多分、今回の震災の復興とは、一発逆転ホームランでは決してなくて、一歩一歩、それこそ百里の道を進むがごとく地道な作業の繰り返ししかないと思う。何故か。それは、「震災前から既に危機的状況だった」ということだ。この東北という土地と2011年という時代は、そもそも明るい未来を見通すことのできない状況だったのだ。阪神淡路大震災のときとは、そこが全く違うのだ。

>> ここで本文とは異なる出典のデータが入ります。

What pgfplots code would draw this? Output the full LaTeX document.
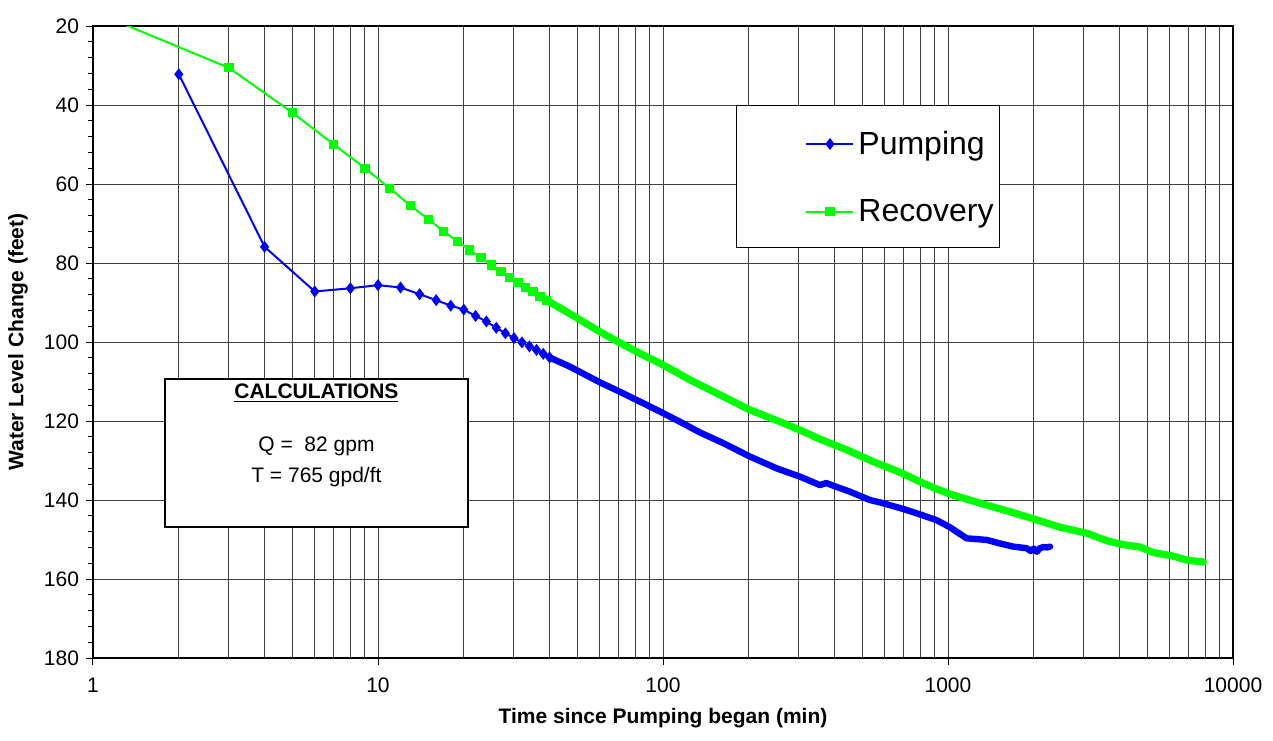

悲観的な言い方をすれば、「震災前にだってこの危機的状況を脱することができなかった(その方策を編み出せなかった)のに、震災後にどうしてそれができるのか」ということだ。復興景気?そんなもん原発で吹っ飛んだ。国がいくら補助金を出そうが、東電が自社ではまかないきれないほどの賠償金を支払おうが、結局は国民の税金であって、国の借金が膨らむだけだ。
価値あるものを他国に提供し、外貨を得るしかない。価値あるもの?それをこの数年の間に新しく生み出そうというのか。楽観的にもほどがある。


ただ救いはある。この未曽有の危機に対して万事を尽くすという、対立あるいは無関係だった人や組織が協同するための大義名分を得たことだ。既成概念にとらわれない活動をする理由を得たのだ。自分の持つ全てを動員して、あらゆる人や組織を融合する。それは結局のところ、関係する人間と話し合い、相手を理解することから始まるのだ。我慢強く言葉を交換し、相手の立場に立って物事を考え、そうしてお互いの信頼関係をつくることが何より大切な基本となる行動なのだ。
だから僕は、この震災で最も被害を受けた沿岸部で、地道で厳しい、しかし最も必要とされている作業を味わわなくてはいけない。自分が想像もつかない状況を身をもって体験しないといけない。でなければ、これから先僕がどんなことを考えどんな組織をつくりあげても、片手落ちの偏ったものでしかない。津波の来ない土地で毎日温かいご飯を食べて普通に仕事をし、風呂に入ってベッドで寝ている人間が机の上で考えた復興計画なんて、ただの紙切れに過ぎない。


そんなわけで、明日はともかく行ってくる。遅刻しないようにしないと。疲れるだろうなあ。ヘトヘトだろうなあ。曇りでも暑いかなあ。くそ、でも何だか胸の奥が沸々と熱いぞ。